Reporter: Siti Masitoh | Editor: Anna Suci Perwitasari
KONTAN.CO.ID – JAKARTA. Pemerintah hanya mempunyai waktu sekitar tiga pekan untuk menyusun daftar barang mewah yang akan dikenakan pajak pertambahan nilai (PPN) 12%.
Pasalnya berdasarkan Undang-Undang Harmonisasi Peraturan Perpajakan (UU HPP) kenaikan tarif PPN tersebut mulai berlaku 1 Januari 2025.

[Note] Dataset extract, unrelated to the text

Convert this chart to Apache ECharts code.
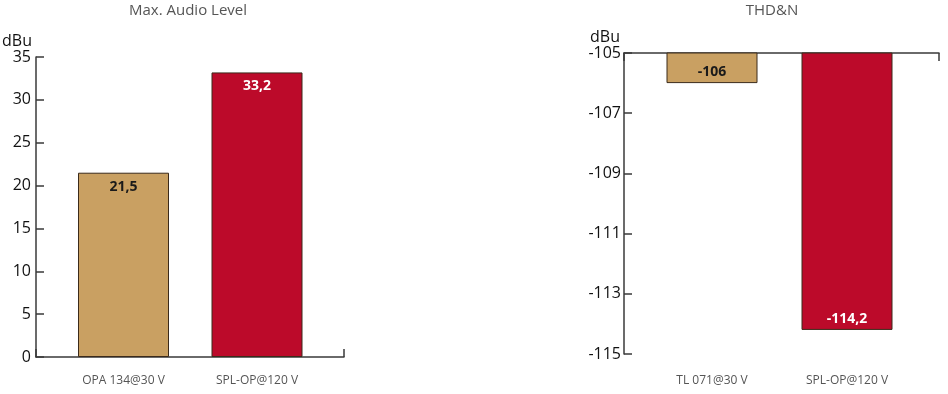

Sebagaimana diketahui, Dewan Perwakilan Rakyat (DPR) mengumumkan bahwa tarif PPN 12% hanya akan dikenakan untuk barang mewah saja, sementara barang umum lainnya tetap dikenakan tarif 11%. Meski begitu hingga saat ini belum ada kejelasan terkait daftar barang mewah yang dimaksud.
Sekretaris Kemenko Perekonomian Susiwijono Moegiarso menyampaikan, daftar barang mewah yang akan dikenakan tarif PPN 12% akan diatur oleh Kementerian Keuangan.
“Diserahkan kan teknisnya nanti Menteri Keuangannya akan ngatur (daftar barang mewah kena PPN 12%,” tutur Susi kepada awak media, Jumat (6/12).
Baca Juga: Usai Bertemu Prabowo, DPR Sebut PPN 12% Hanya Berlaku Untuk Barang Mewah
Dihubungi secara terpisah, Kepala Pusat Kebijakan APBN Badan Kebijakan Fiskal (BKF) Kemenkeu Wahyu Utomo menyampaikan, daftar barang mewah yang akan dikenakan tarif PPN 12% masih dalam pembahasan BKF.
“Masih dalam pembahasan,” kata Dia kepada Kontan, Jumat (6/12).
Meski begitu, Wahyu enggan memerinci kapan tenggat waktu perencanaan tersebut akan rampung. Pun dengan mekanisme aturan hukum terkait PPN 12% tersebut, apakah akan melalui revisi UU HPP, atau diterbitkan melalui Peraturan Presiden.
Fajry Akbar, pengamat pajak dari Center for Indonesia Taxation Analysis (CITA) menilai, apabila barang mewah yang dimaksud adalah barang yang dikenakan Pajak Penjualan Atas Barang Mewah (PPnBM), kenapa pemerintah tidak menaikkan tarif PPnBM saja dan bukan PPN.
Menurutnya, sistem PPN di Indonesia tidak mengenal sistem multi tarif, dan menggunakan sistem single tarif dengan beberapa pembebasan dan pengecualian objek.
Ia menjelaskan, apabila pemerintah ingin mengubah kebijakan PPN dengan multi tarif, maka harus merevisi UU HPP. Menurutnya, dalam pembahasan UU HPP, skema multitarif tertolak, sehingga membutuhkan waktu.
Di samping itu, Kemenko Perekonomian juga ingin memberikan insentif PPnBM bagi otomotif. Sehingga menjadi sebuah bauran kebijakan yang tidak sinkron.
Baca Juga: PPN 12% akan Berlaku untuk Barang Mewah, Ekonom: Lebih Baik Ditunda
“Sudah pasti insentif tersebut akan dinikmati oleh kelompok atas dan juga pabrikan otomotif,” jelasnya.
“Karena kita single tarif, tidak bisa pilah-pilih mana yang akan naik, kecuali objek tertentu yang mendapatkan pengecualian atau pembebasan,” tutur Fajry kepada Kontan, Kamis (5/12).